The first thing you notice going into the closed room where they're demoing Double Fine and Ron Gilbert's new game, The Cave, is the dark, almost sullen mood. The walls have been painted with scenes from the game, all very shadowy and mysterious, and various props are spread along the walls -- rocks and the like. I'm wondering what sort of game Double Fine wants to convey with this demo.
"Ah, we're all out of seats," starts one of the Double Fine demo guys. "Just sit on the rock there," says his partner in crime. "That one there? It looks like it could break. Also, it's rather pointy at the top," the conversation takes a very Double Fine turn. "Eh, whatever. You'll get used to it."
What was likely just a conversation resulting from typical E3 exhaustion helped comfort and remind me what I was dealing with here. This was Double Fine, and this was going to be fun.
If you've been following news about The Cave then you might have already seen the demo that was shown during E3, but for those who haven't let me set the stage for you. The Cave isn't a single story so much as seven, each based around a separate playable character. These characters have come to this larger than life, supernatural cave in search of something -- ominous, right? The Cave itself is aware, even personified, and wants these characters to find what they're looking for. Whether any of them actually knows what they really want, well, time will tell. I bet that damn Cave knows, though. Anyways, we all know that the journey is often more important than the destination.
In motion, The Cave requires you to pick three of the seven characters to explore the labyrinth below. In the demo we were shown we saw the Scientist, the Hillbilly and the Knight being played. The Monk, the Adventurer, the Twins, and Time Traveler will simply have to wait for the next playthrough. The player can then switch from any of their three chosen characters at any time. The Cave also offers cooperative play, so three players can join together to solve The Cave's mysteries.
The first puzzle shown set up the basic idea of how a three-character team works. Two characters had to pull and hold a lever each while the third crossed a bridge that had come down as a result of his teammate's actions. This third character then pulls a third lever, opening the way for all three characters. Simple right? Don't worry, it's just a 2 minute intro and I didn't mention the myriad ways to die pulling a lever.
Next comes the sausage/monster/crane puzzle -- that's more Double Fine style, right? After showing off a monster devouring the Hillbilly, and his following resurrection ("The Cave wants its guests to succeed, so death is never permanent."), he pulls a bucket of water out of his adventure game inventory and pours it into a hot dog vending machine. Out comes a fresh hot dog, which the Hillybilly carries up to a pit near the monster, and places just out of his reach. At this point, I'd be remiss not to mention that the game bugged out all to Hell and the hot dog began floating around the Hillbilly just out of reach. Jokes were made about the Hot Dog's supernatural origins, and its likely return as the game's antagonist -- then we reset.

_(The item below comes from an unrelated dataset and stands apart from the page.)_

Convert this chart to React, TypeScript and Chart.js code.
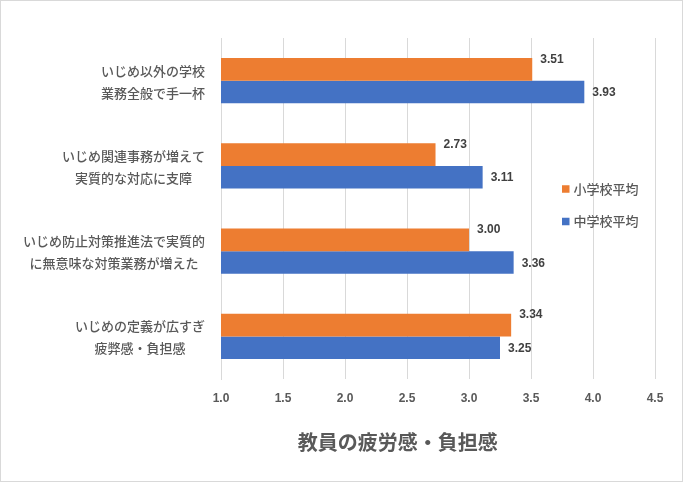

Long story short, the monster was defeated by a combination of hot dog teasing (err...) in conjunction with the drop of a large crane arm from above. This puzzle was designed to show how players would not only have to use all three characters in order to progress, but also apply those classic adventure game wits, along with clever inventory management. It really is an old school Ron Gilbert game for the modern era. Did I mention the instant-grog vending machine? Inside jokes were everywhere!

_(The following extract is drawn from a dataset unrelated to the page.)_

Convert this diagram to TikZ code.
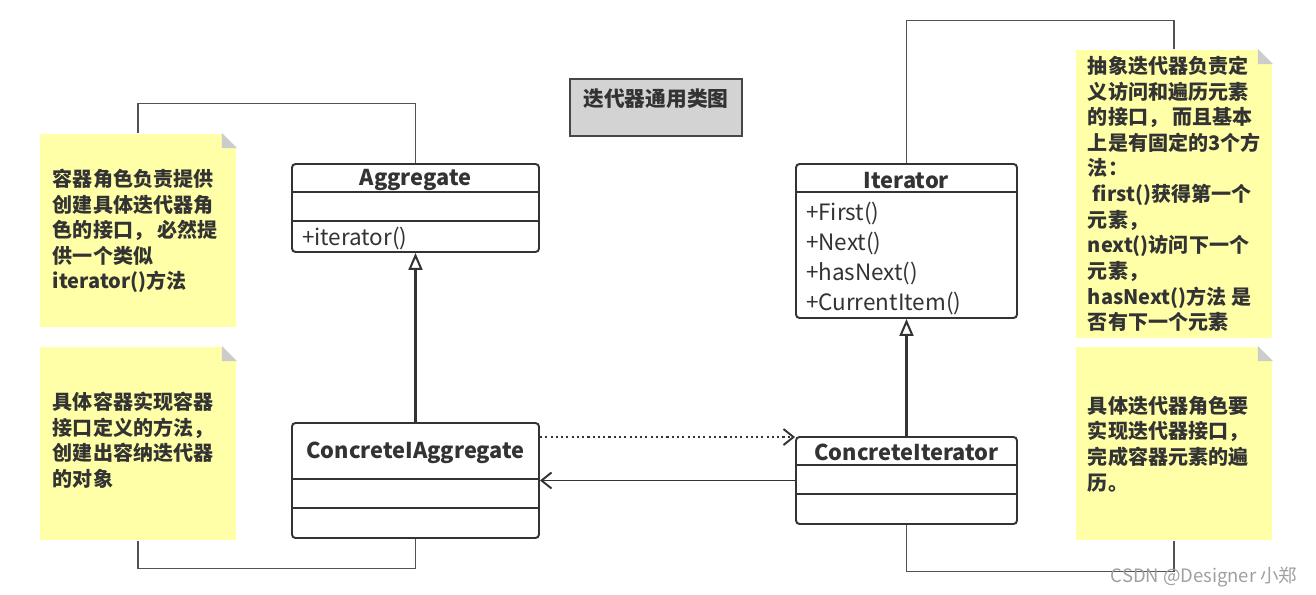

The final puzzle revolved around a character specific area found within the depths of The Cave. The Knight had found a castle with a princess within, and was questing to retrieve a dragon's treasure in trade for the princess' amulet. These character specific areas and quests depend entirely on which characters you choose, so if you hadn't picked the Knight this area would never have appeared. The demo attendants were rather nondescript explaining whether The Cave itself was randomly, dynamically created or was just based around multiple hubs, each with 3 of 7 doors open. The demo was meant to show off the game's puzzles and humor, and not the greater map and system of progression.

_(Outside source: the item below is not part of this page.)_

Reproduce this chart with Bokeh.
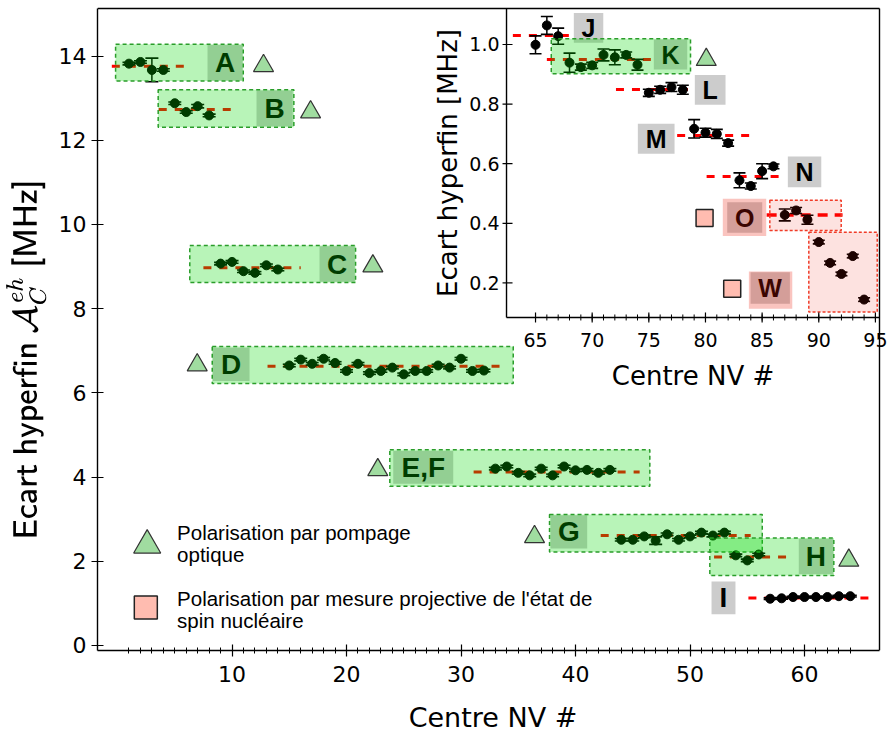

This final puzzle was meant to show off how each character had a special power at their disposal. The Knight's was called "Guardian Angel" and allowed him to become invulnerable. Using this power, the Knight was able to distract the dragon while the Scientist stole its treasure. Of course, this process accidentally released the dragon as well. As the Scientist climbed through the cave back into the castle, and then up to the balcony where the princess was located, we heard the screams of the dragon's victims. Even as we entered the balcony, we saw the dragon's head reach in and chomp down on the princess. Luckily, as it left, the amulet we were looking for was left behind. Lucky! Its this morbid, random humor that reminded me so much of Maniac Mansion, doubling my excitement all over again.
The demo ended with the promise that we had barely scratched the surface of The Cave, something I don't doubt in the slightest. It'll be exciting to see the game's release, and whether it can break the idea that adventure games these days are niche are relatively unprofitable. Just to ease my curiosity, I asked if Double Fine may consider post-release characters as DLC. The response I got was not dismissive of the idea, though I was told DLC might not be appropriate considering how expansive The Cave and each character's story would be when fully realized.
As a long time-time adventure game fan (raised on Leisure Suit Larry, thanks Ma) I'm unreasonable excited about The Cave. To be fair though, while The Cave certainly shows its adventure game lineage, the game also relies heavily on its three-player puzzle mechanics as well. I'm also a bit worried about it being a platformer, though Ron Gilbert has said that decision was based on ease of traversal rather than any sort of gameplay feature. Still, from a visual and presentation perspective I don't find The Cave as appealing as a classic point and click. It still looks great, by all means, it's just a Metroidvania tunnel style of exploration rather than the immersive environments I'm used to in Monkey Island or King's Quest.
The Cave still has personality coming out of its, uh, ears. One look at the Twins eyes and you know something is very wrong here, the Twins just show their true colors very clearly. There are secrets to be discovered in The Cave, and I for one can't wait to discover them.